La Bibliothèque de Mount Char est le premier roman de Scott Hawkins. Et, pour un coup d’essai, c’est un sacré coup de maître. Entre fantastique et horreur, LBDMC est un roman qui n’aurait pas dû fonctionner. Trop barré, trop violent, trop graphique, trop cruel, trop tortueux. Trop tout, en fait. Qu’on en juge !
Carolyn est une jeune femme qui vit dans la petite ville américaine de Garrisson Oaks. Elle y partage une maison avec onze autres jeunes adultes, adoptés comme elle il y a bien longtemps par « le Père ». Il les sauva d’une mort certaine, les conduisit dans la Bibliothèque, puis s’occupa d’eux, à sa manière. Par des années d’un entraînement impitoyable, il fit des douze orphelins des armes mortelles à son service. Mais aujourd’hui, le Père a disparu. Est-il mort ou vivant ? S’il est mort, qui l’a tué ? Et que vont faire ses ennemis de la place qu’il laisse vacante ? Ses « enfants » — chacun maître d’un domaine, du meurtre à la prédiction en passant par la résurrection ou l’interrogation des morts – vont devoir le découvrir.
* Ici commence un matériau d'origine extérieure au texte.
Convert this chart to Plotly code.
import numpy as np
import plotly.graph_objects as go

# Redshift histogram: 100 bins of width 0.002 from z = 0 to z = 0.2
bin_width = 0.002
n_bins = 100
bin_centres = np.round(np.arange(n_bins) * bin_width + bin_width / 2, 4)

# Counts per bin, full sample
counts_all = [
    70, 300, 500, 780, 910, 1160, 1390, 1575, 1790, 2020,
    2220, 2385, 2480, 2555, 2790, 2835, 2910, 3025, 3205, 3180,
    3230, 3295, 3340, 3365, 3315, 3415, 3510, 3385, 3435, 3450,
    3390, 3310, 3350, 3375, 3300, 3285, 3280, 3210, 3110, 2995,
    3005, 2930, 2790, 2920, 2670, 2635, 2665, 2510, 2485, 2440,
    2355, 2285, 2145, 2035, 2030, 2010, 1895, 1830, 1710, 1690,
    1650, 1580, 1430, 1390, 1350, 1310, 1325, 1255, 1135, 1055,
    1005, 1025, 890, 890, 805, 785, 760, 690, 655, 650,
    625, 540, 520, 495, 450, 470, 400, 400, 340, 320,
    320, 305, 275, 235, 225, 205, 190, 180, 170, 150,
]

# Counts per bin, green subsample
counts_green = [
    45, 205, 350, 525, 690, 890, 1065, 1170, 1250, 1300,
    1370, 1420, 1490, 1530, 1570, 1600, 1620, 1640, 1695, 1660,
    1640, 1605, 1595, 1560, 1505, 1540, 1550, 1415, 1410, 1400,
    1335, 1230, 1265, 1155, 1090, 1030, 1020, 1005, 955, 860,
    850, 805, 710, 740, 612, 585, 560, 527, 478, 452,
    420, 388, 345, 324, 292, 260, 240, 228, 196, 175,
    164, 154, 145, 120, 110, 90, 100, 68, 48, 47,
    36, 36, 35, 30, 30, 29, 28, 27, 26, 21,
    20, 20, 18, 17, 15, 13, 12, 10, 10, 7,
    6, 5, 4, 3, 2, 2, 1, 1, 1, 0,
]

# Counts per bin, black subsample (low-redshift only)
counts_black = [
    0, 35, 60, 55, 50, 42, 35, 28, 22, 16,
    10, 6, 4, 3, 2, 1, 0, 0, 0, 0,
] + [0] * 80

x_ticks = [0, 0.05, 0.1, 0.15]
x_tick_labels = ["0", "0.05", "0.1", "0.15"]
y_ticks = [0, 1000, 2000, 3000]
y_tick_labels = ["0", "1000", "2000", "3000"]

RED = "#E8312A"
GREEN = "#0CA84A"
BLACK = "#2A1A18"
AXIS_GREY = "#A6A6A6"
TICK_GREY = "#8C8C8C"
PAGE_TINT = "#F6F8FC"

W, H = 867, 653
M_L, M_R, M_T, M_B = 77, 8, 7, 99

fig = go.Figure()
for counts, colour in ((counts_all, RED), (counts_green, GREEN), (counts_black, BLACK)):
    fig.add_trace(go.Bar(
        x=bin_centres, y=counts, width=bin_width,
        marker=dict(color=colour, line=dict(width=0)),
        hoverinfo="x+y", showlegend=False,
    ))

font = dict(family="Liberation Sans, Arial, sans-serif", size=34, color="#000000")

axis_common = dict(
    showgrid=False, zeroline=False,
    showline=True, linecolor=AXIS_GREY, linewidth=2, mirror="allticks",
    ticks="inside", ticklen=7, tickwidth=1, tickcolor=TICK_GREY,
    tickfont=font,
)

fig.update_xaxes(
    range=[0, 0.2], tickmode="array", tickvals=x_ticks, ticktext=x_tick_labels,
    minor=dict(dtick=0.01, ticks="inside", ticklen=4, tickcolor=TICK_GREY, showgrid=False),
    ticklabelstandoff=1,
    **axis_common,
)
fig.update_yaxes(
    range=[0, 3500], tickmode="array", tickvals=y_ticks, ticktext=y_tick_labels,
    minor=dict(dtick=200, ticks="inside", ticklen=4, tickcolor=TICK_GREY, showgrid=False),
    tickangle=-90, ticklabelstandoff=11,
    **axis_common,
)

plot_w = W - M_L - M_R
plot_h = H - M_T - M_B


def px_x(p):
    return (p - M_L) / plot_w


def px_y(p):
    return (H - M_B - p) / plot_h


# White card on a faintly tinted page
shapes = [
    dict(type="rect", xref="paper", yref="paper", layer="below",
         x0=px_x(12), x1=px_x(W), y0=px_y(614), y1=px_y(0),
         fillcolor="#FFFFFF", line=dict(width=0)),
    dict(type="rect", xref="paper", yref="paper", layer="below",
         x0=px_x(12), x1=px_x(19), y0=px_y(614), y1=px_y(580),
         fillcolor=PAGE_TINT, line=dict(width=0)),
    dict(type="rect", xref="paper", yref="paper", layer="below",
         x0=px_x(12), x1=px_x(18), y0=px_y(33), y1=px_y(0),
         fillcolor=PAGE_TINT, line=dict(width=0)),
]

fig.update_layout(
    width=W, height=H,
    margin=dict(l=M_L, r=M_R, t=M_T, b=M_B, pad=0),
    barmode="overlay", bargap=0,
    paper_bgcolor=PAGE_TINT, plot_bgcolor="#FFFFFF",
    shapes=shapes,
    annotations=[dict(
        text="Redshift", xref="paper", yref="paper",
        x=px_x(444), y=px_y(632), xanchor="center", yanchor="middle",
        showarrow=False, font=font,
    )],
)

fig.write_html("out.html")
Ça pourrait être un simple polar fantastique, bonifié par le rôle trouble d’une Carolyn qui est la seule des douze à sembler avoir un agenda propre. Ça fonctionnerait peut-être, et ça serait oubliable. Mais Hawkins, qui n’a ni limite, ni surmoi, rend son histoire inoubliable en tissant un récit proprement incroyable, aux dimensions mythiques et aux développements résolument pyrotechniques. Qui, ici, peut citer un autre roman dans lequel l’auteur a fait tenir entre deux couvertures : une échelle de temps se comptant en dizaine de milliers d’années, un ennemi antédiluvien, une apocalypse qui surviendra peut-être sous peu, un (ou deux) complot(s) s’étalant sur la longueur d’une vie, un garçon qui parle aux animaux, un tigre et un calmar ancestraux, deux lions père et fille aidant un humain contre molosses et morts-vivants, une vieille femme ressuscitée qui fait des pâtisseries, des punitions d’une telle cruauté qu’on doit parfois relire pour être sûr d’avoir bien lu, une légende vivante des forces spéciales US, un tueur quasi invincible, une fille qui ne ressuscite que pour mourir encore et encore, un Président des USA sous influence, des héros si déconnectés du réel qu’ils se sapent comme des clowns, des opérations de police à la bombe atomique, une pyramide clairement non-euclidienne, sans oublier, bien sûr, du guacamole.
Ça ne devrait pas tenir. Ça devrait sombrer dans le grand guignol ou le ridicule. Et pourtant, ça n’est jamais le cas, bien au contraire. Hawkins réussit le tour de force de lier tous ces éléments dans la trame d’une histoire aussi vive que captivante, d’en faire les facettes incontestables d’un récit cohérent, mystérieux, dur et caustique à la fois. Il capture son lecteur dès les premières lignes, et ne le lâche plus avant de l’avoir conduit à une conclusion aussi rassurante qu’inattendue. Épuisé, pantelant, le lecteur sort de LBDMC aussi époustouflé que ravi. De tels romans, on n’en lit pas tous les jours, on n’en lit même pas tous les ans.